KPMG reports: Oregon, Pennsylvania, Tennessee, Texas
Recent state and local tax developments
Recent state and local tax developments
KPMG’s This Week in State Tax—produced weekly by KPMG’s State and Local Tax practice—focuses on recent state and local tax developments.
- Oregon: The state’s Supreme Court held that a “voice over internet protocol” (VoIP) service provider was required to collect the state’s emergency “E-911 tax” for a tax period that pre-dated the Wayfair decision. The taxpayer developed marketing plans and employed business strategies intended to reach Oregon residents (and residents of other states), shipped products directly into Oregon, and engaged retailers to sell its products in Oregon.

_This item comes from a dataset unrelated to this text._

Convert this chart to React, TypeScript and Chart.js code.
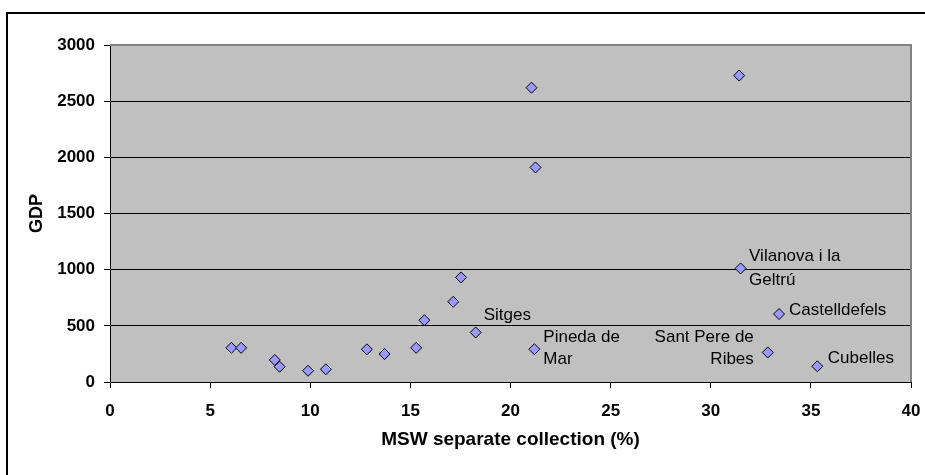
import React, { useEffect, useRef } from "react";
import { Chart, registerables } from "chart.js";

Chart.register(...registerables);

// MSW separate collection (%) for each municipality
const collection = [6.06, 6.55, 8.23, 8.47, 9.89, 10.78, 12.83, 13.71, 15.29, 15.7, 17.14, 17.53, 18.26, 21.05, 21.25, 21.19, 31.42, 31.49, 32.85, 33.41, 35.32];
// GDP for each municipality
const gdp = [304, 304, 196, 136, 100, 113, 291, 249, 304, 550, 714, 931, 441, 2620, 1910, 292, 2728, 1011, 263, 605, 140];
// Point names (lines of text), empty when unlabeled
const names: string[][] = [
  [], [], [], [], [], [], [], [], [], [], [], [],
  ["Sitges"],
  [], [],
  ["Pineda de", "Mar"],
  [],
  ["Vilanova i la", "Geltrú"],
  ["Sant Pere de", "Ribes"],
  ["Castelldefels"],
  ["Cubelles"],
];
const xTitle = "MSW separate collection (%)";
const yTitle = "GDP";

// Label placement (style only): text anchor offset from point, alignment, line offsets
const labelStyle: Record<number, { dx: number; align: CanvasTextAlign; dys: number[] }> = {
  12: { dx: 8, align: "left", dys: [-17.5] },
  15: { dx: 9, align: "left", dys: [-11.5, 10.2] },
  17: { dx: 8.5, align: "left", dys: [-12.5, 11.5] },
  18: { dx: -14, align: "right", dys: [-14.8, 6.9] },
  19: { dx: 10, align: "left", dys: [-3.3] },
  20: { dx: 10.5, align: "left", dys: [-8] },
};

const FONT = "'Liberation Sans', Arial, Helvetica, sans-serif";

const frame = {
  id: "frame",
  beforeDraw(chart: any) {
    const { ctx, chartArea: a } = chart;
    ctx.save();
    ctx.fillStyle = "#ffffff";
    ctx.fillRect(0, 0, chart.width, chart.height);
    ctx.strokeStyle = "#000000";
    ctx.lineWidth = 2;
    ctx.strokeRect(7, 13, chart.width + 10, chart.height + 10);
    ctx.fillStyle = "#C0C0C0";
    ctx.fillRect(a.left, a.top, a.right - a.left, a.bottom - a.top);
    ctx.restore();
  },
  beforeDatasetsDraw(chart: any) {
    const { ctx, chartArea: a } = chart;
    ctx.save();
    ctx.strokeStyle = "#808080";
    ctx.lineWidth = 2;
    ctx.beginPath();
    ctx.moveTo(a.left, a.top);
    ctx.lineTo(a.right, a.top);
    ctx.lineTo(a.right, a.bottom);
    ctx.stroke();
    ctx.restore();
  },
  afterDatasetsDraw(chart: any) {
    const { ctx } = chart;
    const meta = chart.getDatasetMeta(0);
    ctx.save();
    ctx.font = `17px ${FONT}`;
    ctx.fillStyle = "#000000";
    ctx.textBaseline = "middle";
    names.forEach((lines, i) => {
      if (!lines.length) return;
      const st = labelStyle[i];
      const pt = meta.data[i];
      ctx.textAlign = st.align;
      lines.forEach((line, j) => {
        ctx.fillText(line, pt.x + st.dx, pt.y + st.dys[j]);
      });
    });
    ctx.restore();
  },
};

export default function App() {
  const ref = useRef<HTMLCanvasElement>(null);
  useEffect(() => {
    const chart = new Chart(ref.current as HTMLCanvasElement, {
      type: "scatter",
      data: {
        datasets: [
          {
            data: collection.map((x, i) => ({ x, y: gdp[i] })),
            pointStyle: "rectRot",
            pointRadius: 5.5,
            pointHoverRadius: 5.5,
            backgroundColor: "#9999FF",
            borderColor: "#000000",
            borderWidth: 1,
          },
        ],
      },
      options: {
        animation: false,
        responsive: false,
        devicePixelRatio: 1,
        layout: { padding: { top: 45, right: 14, left: 0, bottom: 0 } },
        plugins: { legend: { display: false }, tooltip: { enabled: false } },
        scales: {
          x: {
            type: "linear",
            min: 0,
            max: 40,
            afterFit: (s: any) => {
              s.height = 93;
              s.paddingLeft = 0;
              s.paddingRight = 0;
            },
            ticks: {
              stepSize: 5,
              color: "#000",
              padding: 13,
              font: { family: FONT, size: 17, weight: "bold" },
              callback: (v: any) => String(v),
            },
            grid: { drawOnChartArea: false, drawTicks: true, tickLength: 6, tickColor: "#000" },
            border: { color: "#000", width: 1 },
            title: {
              display: true,
              text: xTitle,
              color: "#000",
              font: { family: FONT, size: 19, weight: "bold" },
              padding: { top: 0, bottom: 23.5 },
            },
          },
          y: {
            min: 0,
            max: 3000,
            afterFit: (s: any) => {
              s.width = 110;
              s.paddingTop = 0;
              s.paddingBottom = 0;
            },
            ticks: {
              stepSize: 500,
              color: "#000",
              padding: 9,
              font: { family: FONT, size: 17, weight: "bold" },
              callback: (v: any) => String(v),
            },
            grid: {
              color: (c: any) => (c.tick && c.tick.value === 3000 ? "rgba(0,0,0,0)" : "#000"),
              lineWidth: 1,
              drawTicks: true,
              tickLength: 6,
              tickColor: "#000",
            },
            border: { color: "#000", width: 1 },
            title: {
              display: true,
              text: yTitle,
              color: "#000",
              font: { family: FONT, size: 18, weight: "bold" },
              padding: { top: 26, bottom: 0 },
            },
          },
        },
      },
      plugins: [frame],
    });
    return () => chart.destroy();
  }, []);
  return (
    <div style={{ position: "fixed", left: 0, top: 0, width: 925, height: 475, background: "#fff" }}>
      <canvas ref={ref} width={925} height={475} />
    </div>
  );
}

The high court rejected the taxpayer’s arguments that it was not purposefully availing itself of the Oregon market when it did not target Oregon customers specifically. In the court’s view, these efforts to attract Oregon customers and the services provided in Oregon to those customers established its purposeful availment of the Oregon market. Further, the court rejected the taxpayer’s position that it needed to have an extensive virtual presence to establish Commerce Clause nexus.
- Pennsylvania: A commonwealth court concluded that a taxpayer was not a manufacturer for purposes of the sales and use tax exemption. The taxpayer created prepackaged frozen meals by taking separate food products and transforming them into prepackaged, ready-to-use, full meals. The court found that this process did not result in the kind of substantive change necessary to qualify for the manufacturing exemption, but held in the taxpayer’s favor as to whether it was purchasing taxable help-supply services.
- Tennessee: The Department of Revenue issued a letter ruling concluding that certain separately stated fees associated with the sale of platform computer software were subject to sales and use tax. The letter ruling concludes that the true object of the transactions at issue was for customers to obtain access to the platform software and that the fees, although separately stated, were either necessary to complete the sale or essential and integral to the sale of software, thus, were subject to Tennessee sales tax.
- Texas: A state appeals court concluded that a taxpayer was entitled to a sales and use tax exemption for electricity used at its manufacturing plant. The taxpayer produced cash register tapes that were sold to grocery stores, restaurants, and retail stores for use in point-of-sale machines. The Comptroller had argued that because the taxpayer printed third-party advertising on one side of certain cash register tapes, it was not engaged in manufacturing with respect to those tapes. The court rejected this argument, finding that the manufacturing exemption statute unambiguously provides that the imprinting of tangible personal property for sale is manufacturing and does not make a distinction about the type of content that may be printed on the tangible personal property.